Plans for two new London-area schools cause for relief in Summerside
The school in Summerside will have space for 556 students and 88 day care spots
London's Summerside community is one step closer to having its own elementary school.
Two and a half years after the funding for the project was announced, the Thames Valley District School Board announced Tuesday it had received approval from the Ministry of Education to tender the construction of a $14-million facility.
Jeff Pratt, the board's associate director of education, said the tender process would begin in August and take between six to eight weeks, with hope for construction to start in the fall.
"We would be opening, planning on opening, in September of 2022," he said.
The long awaited facility will have the space for 556 students, and will also have 88 licenced child care spaces.
Funding for a school in Summerside was announced by the previous Liberal government in January 2018, along with investments into two other addition projects at Masonville and Tweedsmuir public schools.
Those projects are already underway.
Pratt said the school board had to work through plans for the school in Summerside with the Conservative government.
"I'm not sure how [the Ministry of Education] triage[s] projects at their end but we certainly were very anxious in terms of working with them."
Expected to hit capacity
Don Campbell, president of the Summerside Community Club, said the neighbourhood has been pushing for its own public elementary school for about two decades. He got involved seven years ago, when his oldest child was in junior kindergarten.
"I'm relieved. I'm happy to see that it's going forward. I'm excited. I've always been very excited about this project," he said. "It's something our neighborhood needs on many levels.
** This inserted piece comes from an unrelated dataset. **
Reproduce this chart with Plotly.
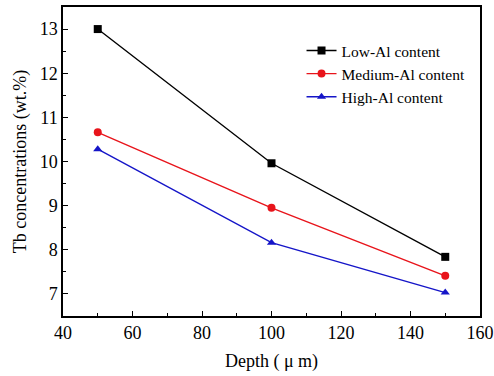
import plotly.graph_objects as go

depth = [50, 100, 150]
low_al = [13.0, 9.96, 7.84]
medium_al = [10.66, 8.95, 7.41]
high_al = [10.28, 8.16, 7.03]

series = [
    ("Low-Al content", low_al, "#000000", "square"),
    ("Medium-Al content", medium_al, "#e8141b", "circle"),
    ("High-Al content", high_al, "#1515c8", "triangle-up"),
]

fig = go.Figure()
for name, vals, color, sym in series:
    fig.add_trace(go.Scatter(
        x=depth, y=vals, name=name, mode="lines+markers",
        line=dict(color=color, width=1.4),
        marker=dict(symbol=sym, size=8, color=color),
    ))

font = "Liberation Serif, Times New Roman, serif"
axis_common = dict(
    showgrid=False, zeroline=False, showline=True, linecolor="black",
    linewidth=1.5, mirror=True, ticks="inside", ticklen=5, tickwidth=1.2,
    tickcolor="black", tickfont=dict(family=font, size=18, color="black"),
    automargin=False,
)
fig.update_xaxes(range=[40, 160], dtick=20,
                 minor=dict(ticks="inside", ticklen=3, dtick=10, tickcolor="black"),
                 title=dict(text="Depth ( μ m)", font=dict(family=font, size=18, color="black"), standoff=12),
                 **axis_common)
fig.update_yaxes(range=[6.5, 13.5], dtick=1,
                 minor=dict(ticks="inside", ticklen=3, dtick=0.5, tickcolor="black"),
                 title=dict(text="Tb concentrations (wt.%)", font=dict(family=font, size=18, color="black"), standoff=8),
                 **axis_common)
fig.update_layout(
    width=494, height=376,
    margin=dict(l=63, r=14, t=7, b=60),
    plot_bgcolor="white", paper_bgcolor="white",
    legend=dict(x=0.572, y=0.913, xanchor="left", yanchor="top",
                font=dict(family=font, size=15.5, color="black"),
                bgcolor="rgba(0,0,0,0)", tracegroupgap=0, itemwidth=30),
    showlegend=True,
)
fig.write_html("out.html")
Everybody in the neighbourhood's going to benefit because this will attract more business."
The new facility is slated to take students from the Summerside community who are currently being bused to Fairmont, Princess Elizabeth, Tweedsmuir and Westminster public schools.
Campbell expects the school will hit capacity because the board's plan doesn't take into account students in the neighbourhood that might switch out of Catholic or French schools in the area, or kids that are being sent to schools in other parts of the city.
"There [are] parents who have their children [in schools] based on addresses of grandparents or babysitters or uncles, because they don't like the choice between Tweedsmuir, Fairmont, or Princess Elizabeth."
The board will be able to accommodate more than 556 students by using portables, said Pratt.
Fairmont is eventually going to be closed, with the majority of its students heading to Tweedsmuir once $11.5-million in upgrades and an addition are finished in early 2021.
New school in Belmont
Also announced Tuesday was approval for an $8.7-million school in Belmont, in Elgin County.
"This school will foster an inviting learning environment and build on everything that this community has to offer," said Meagan Ruddock, one of Elgin County's two school board trustees, in a statement.
The school in Belmont will have the capacity for 354 students. It will consolidate students from South Dorchester, Northdale Central, Westminster Central and Davenport public schools, the school board said.